Detectives from Britain's Scotland Yard, which Pakistan invited to join the investigation into Bhutto's death, will be able to question Shah, and his handler, Sher Zaman, Cheema said.
Pakistan is rife with scepticism over the probe into the killing of an opposition leader who President Pervez Musharraf would have found hard to handle had she won the prime ministership in an election that has been delayed until February 18.
The request for help from Scotland Yard was seen in some quarters as an attempt to counter public cynicism.
The British team has gone home, but is expected to return in a few days and present its final report, Cheema said.
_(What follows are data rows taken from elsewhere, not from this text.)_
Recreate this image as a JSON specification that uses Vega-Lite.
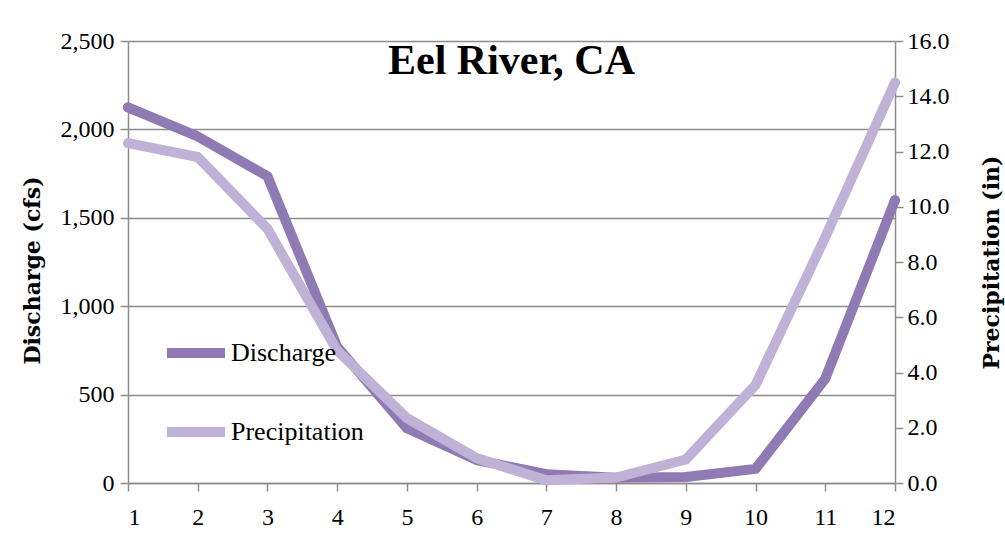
{
  "$schema": "https://vega.github.io/schema/vega-lite/v6.json",
  "autosize": "none",
  "width": 767,
  "height": 442,
  "padding": {"left": 128, "top": 41, "right": 110, "bottom": 61},
  "background": "white",
  "config": {
    "view": {"stroke": null},
    "axis": {
      "labelFont": "Liberation Serif",
      "labelFontSize": 24,
      "labelColor": "black",
      "titleFont": "DejaVu Serif",
      "titleFontSize": 22,
      "titleFontWeight": "bold",
      "titleColor": "black",
      "domainColor": "#8c8c8c",
      "tickColor": "#8c8c8c",
      "gridColor": "#8c8c8c",
      "tickSize": 8,
      "domainWidth": 1.5,
      "tickWidth": 1.5,
      "gridWidth": 1.5
    }
  },
  "datasets": {
    "flows": [
      {"month": 1, "discharge": 2125, "precip": 12.3},
      {"month": 2, "discharge": 1960, "precip": 11.8},
      {"month": 3, "discharge": 1735, "precip": 9.2},
      {"month": 4, "discharge": 770, "precip": 4.8},
      {"month": 5, "discharge": 310, "precip": 2.35},
      {"month": 6, "discharge": 130, "precip": 0.9},
      {"month": 7, "discharge": 50, "precip": 0.1},
      {"month": 8, "discharge": 30, "precip": 0.2},
      {"month": 9, "discharge": 34, "precip": 0.85},
      {"month": 10, "discharge": 80, "precip": 3.55},
      {"month": 11, "discharge": 590, "precip": 8.9},
      {"month": 12, "discharge": 1600, "precip": 14.5}
    ],
    "heading": [
      {"label": "Eel River, CA", "month": 6.5, "discharge": 2313}
    ]
  },
  "layer": [
    {
      "data": {"name": "flows"},
      "mark": {"type": "line", "strokeWidth": 10, "strokeCap": "round", "strokeJoin": "round", "point": {"filled": true, "size": 90}},
      "encoding": {
        "x": {
          "field": "month",
          "type": "quantitative",
          "scale": {"domain": [1, 12], "nice": false},
          "axis": {
            "title": null,
            "values": [1,2,3,4,5,6,7,8,9,10,11,12],
            "grid": false,
            "labelPadding": 14,
            "format": "d"
          }
        },
        "y": {
          "field": "discharge",
          "type": "quantitative",
          "scale": {"domain": [0, 2500], "nice": false},
          "axis": {
            "title": "Discharge (cfs)",
            "values": [0, 500, 1000, 1500, 2000, 2500],
            "format": ",d",
            "labelPadding": 6,
            "titlePadding": 16,
            "titleY": 229,
            "grid": true
          }
        },
        "color": {
          "datum": "Discharge",
          "scale": {"domain": ["Discharge", "Precipitation"], "range": ["#8f7ab3", "#bfb2d6"]},
          "legend": {
            "title": null,
            "orient": "none",
            "legendX": 34,
            "legendY": 278,
            "symbolType": "stroke",
            "symbolSize": 3364,
            "symbolStrokeWidth": 10,
            "labelFont": "Liberation Serif",
            "labelFontSize": 26,
            "labelColor": "black",
            "labelOffset": 1,
            "rowPadding": 25
          }
        }
      }
    },
    {
      "data": {"name": "flows"},
      "mark": {"type": "line", "strokeWidth": 10, "strokeCap": "round", "strokeJoin": "round", "point": {"filled": true, "size": 90}},
      "encoding": {
        "x": {"field": "month", "type": "quantitative"},
        "y": {
          "field": "precip",
          "type": "quantitative",
          "scale": {"domain": [0, 16], "nice": false},
          "axis": {
            "orient": "right",
            "title": "Precipitation (in)",
            "titleAngle": 270,
            "values": [0, 2, 4, 6, 8, 10, 12, 14, 16],
            "format": ".1f",
            "labelPadding": 4,
            "titlePadding": 54,
            "grid": false
          }
        },
        "color": {"datum": "Precipitation"}
      }
    },
    {
      "data": {"name": "heading"},
      "mark": {"type": "text", "font": "Liberation Serif", "fontSize": 42, "fontWeight": "bold", "fill": "black", "align": "center", "baseline": "alphabetic"},
      "encoding": {
        "x": {"field": "month", "type": "quantitative"},
        "y": {"field": "discharge", "type": "quantitative", "scale": {"domain": [0, 2500], "nice": false}, "axis": null},
        "text": {"field": "label"}
      }
    }
  ],
  "resolve": {"scale": {"y": "independent"}}
}
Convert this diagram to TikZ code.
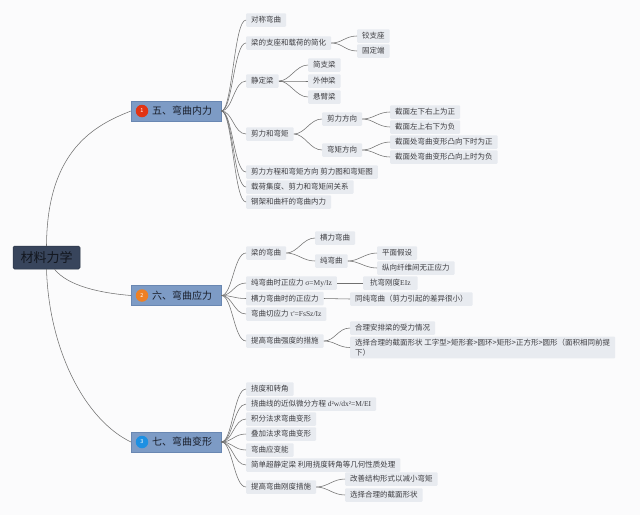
\documentclass[tikz,border=0pt]{standalone}
\usepackage{fontspec}
\setmainfont{Noto Sans CJK SC}
\newfontfamily\serf{Liberation Serif}
\definecolor{bgcol}{RGB}{251,251,252}
\definecolor{rootfill}{RGB}{56,69,92}
\definecolor{rootdraw}{RGB}{40,50,68}
\definecolor{roottext}{RGB}{18,22,30}
\definecolor{lonefill}{RGB}{125,155,197}
\definecolor{lonedraw}{RGB}{105,135,178}
\definecolor{lonetext}{RGB}{25,30,42}
\definecolor{subfill}{RGB}{232,235,240}
\definecolor{subtext}{RGB}{62,62,66}
\definecolor{conncol}{RGB}{112,112,112}
\definecolor{iconred}{RGB}{226,52,20}
\definecolor{iconorange}{RGB}{238,128,36}
\definecolor{iconblue}{RGB}{30,144,226}
\begin{document}
\begin{tikzpicture}[x=1pt,y=-1pt,
  rootbox/.style={fill=rootfill, draw=rootdraw, line width=0.5pt, rounded corners=1.5pt, minimum width=67pt, minimum height=23pt, inner sep=0pt, font=\fontsize{13}{15}\selectfont, text=roottext},
  lone/.style={fill=lonefill, draw=lonedraw, line width=0.4pt, minimum width=90pt, minimum height=20pt, inner sep=0pt, anchor=west, font=\fontsize{10}{12}\selectfont, text=lonetext},
  icon/.style={circle, inner sep=0pt, minimum size=12.5pt, font=\fontsize{5.5}{6}\selectfont, text=white},
  sub/.style={fill=subfill, rounded corners=1pt, anchor=west, inner xsep=5pt, inner ysep=0pt, minimum height=13.5pt, font=\fontsize{7.5}{9}\selectfont, text=subtext},
  conn/.style={draw=conncol, line width=0.55pt, to path={.. controls +(11,0) and +(-12,0) .. (\tikztotarget)}},
  link/.style={draw=conncol, line width=0.55pt}
]
\useasboundingbox[fill=bgcol] (0,0) rectangle (640,515);

% root
\node[rootbox] (root) at (46.5,257.5) {材料力学};

% level 1
\node[lone] (n5) at (131,111) {\hspace*{12pt}五、弯曲内力};
\node[icon, fill=iconred] (i5) at (142,111) {1};
\node[lone] (n6) at (131,295.5) {\hspace*{12pt}六、弯曲应力};
\node[icon, fill=iconorange] (i6) at (142,295.5) {2};
\node[lone] (n7) at (131,442) {\hspace*{12pt}七、弯曲变形};
\node[icon, fill=iconblue] (i7) at (142,442) {3};

\draw[link] (root.north) .. controls (47,150) and (95,125) .. (n5.west);
\draw[link] ([xshift=8pt]root.south) .. controls (68,286) and (100,293) .. (n6.west);
\draw[link] (root.south) .. controls (49,350) and (85,420) .. (n7.west);

% five
\node[sub] (a1) at (246,20) {对称弯曲};
\node[sub] (a2) at (246,43) {梁的支座和载荷的简化};
\node[sub] (a3) at (246,81) {静定梁};
\node[sub] (a4) at (246,134) {剪力和弯矩};
\node[sub] (a5) at (246,172) {剪力方程和弯矩方向 剪力图和弯矩图};
\node[sub] (a6) at (246,187) {载荷集度、剪力和弯矩间关系};
\node[sub] (a7) at (246,202) {钢架和曲杆的弯曲内力};
\node[sub] (a21) at (357,36) {铰支座};
\node[sub] (a22) at (357,51) {固定端};
\node[sub] (a31) at (308,65) {简支梁};
\node[sub] (a32) at (308,81) {外伸梁};
\node[sub] (a33) at (308,97) {悬臂梁};
\node[sub] (a41) at (322,119) {剪力方向};
\node[sub] (a42) at (322,150) {弯矩方向};
\node[sub] (a411) at (390,112) {截面左下右上为正};
\node[sub] (a412) at (390,127) {截面左上右下为负};
\node[sub] (a421) at (390,142) {截面处弯曲变形凸向下时为正};
\node[sub] (a422) at (390,157) {截面处弯曲变形凸向上时为负};

\foreach \c in {a1,a2,a3,a4,a5,a6,a7} \draw[conn] (n5.east) to (\c.west);
\foreach \c in {a21,a22} \draw[conn] (a2.east) to (\c.west);
\foreach \c in {a31,a32,a33} \draw[conn] (a3.east) to (\c.west);
\foreach \c in {a41,a42} \draw[conn] (a4.east) to (\c.west);
\foreach \c in {a411,a412} \draw[conn] (a41.east) to (\c.west);
\foreach \c in {a421,a422} \draw[conn] (a42.east) to (\c.west);

% six
\node[sub] (b1) at (246,253) {梁的弯曲};
\node[sub] (b2) at (246,283) {纯弯曲时正应力 {\serf σ=My/Iz}};
\node[sub] (b3) at (246,298.5) {横力弯曲时的正应力};
\node[sub] (b4) at (246,314) {弯曲切应力 {\serf τ'=FsSz/Iz}};
\node[sub] (b5) at (246,341) {提高弯曲强度的措施};
\node[sub] (b11) at (315,238) {横力弯曲};
\node[sub] (b12) at (315,261) {纯弯曲};
\node[sub] (b121) at (377,253) {平面假设};
\node[sub] (b122) at (377,268) {纵向纤维间无正应力};
\node[sub, inner xsep=7pt] (b21) at (363,283) {抗弯刚度{\serf EIz}};
\node[sub] (b31) at (350,299) {同纯弯曲（剪力引起的差异很小）};
\node[sub] (b51) at (350,328) {合理安排梁的受力情况};
\node[sub, align=left, inner ysep=2pt, font=\fontsize{7.5}{10.5}\selectfont] (b52) at (350,347.5) {选择合理的截面形状 工字型>矩形套>圆环>矩形>正方形>圆形（面积相同前提\\下）};

\foreach \c in {b1,b2,b3,b4,b5} \draw[conn] (n6.east) to (\c.west);
\foreach \c in {b11,b12} \draw[conn] (b1.east) to (\c.west);
\foreach \c in {b121,b122} \draw[conn] (b12.east) to (\c.west);
\draw[link] (b2.east) -- (b21.west);
\draw[link] (b3.east) -- (b31.west);
\foreach \c in {b51,b52} \draw[conn] (b5.east) to (\c.west);

% seven
\node[sub] (c1) at (246,389) {挠度和转角};
\node[sub] (c2) at (246,404) {挠曲线的近似微分方程 {\serf d²w/dx²=M/EI}};
\node[sub] (c3) at (246,419) {积分法求弯曲变形};
\node[sub] (c4) at (246,434) {叠加法求弯曲变形};
\node[sub] (c5) at (246,450) {弯曲应变能};
\node[sub] (c6) at (246,465) {简单超静定梁 利用挠度转角等几何性质处理};
\node[sub] (c7) at (246,487) {提高弯曲刚度措施};
\node[sub] (c71) at (345,479) {改善结构形式以减小弯矩};
\node[sub] (c72) at (345,495) {选择合理的截面形状};

\foreach \c in {c1,c2,c3,c4,c5,c6,c7} \draw[conn] (n7.east) to (\c.west);
\foreach \c in {c71,c72} \draw[conn] (c7.east) to (\c.west);
\end{tikzpicture}
\end{document}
The teenaged Shah told interrogators he was sent from Karachi by a cleric to South Waziristan, a restive tribal region, where he was trained as a suicide bomber by militants loyal to Baitullah Mehsud, a Taleban commander with ties to al Qaeda.
He also repeated the names of men mentioned in a telephone conversation between Mehsud and a confederate, that authorities had eavesdropped and made public to support suspicions that the Taleban commander had ordered the hit.
The United States has also said evidence pointed towards Mehsud.
But doubts remain about whether the arrest of Shah and Zaman represented a breakthrough.
"Certainly, the whole thing seems rather too convenient, in fact tailor made, for the investigators," The News, Pakistan's biggest selling English language daily, said in an editorial on Tuesday.
It went on to say that even if the information were genuine, so few people are willing to believe the authorities that conspiracy theories will linger on.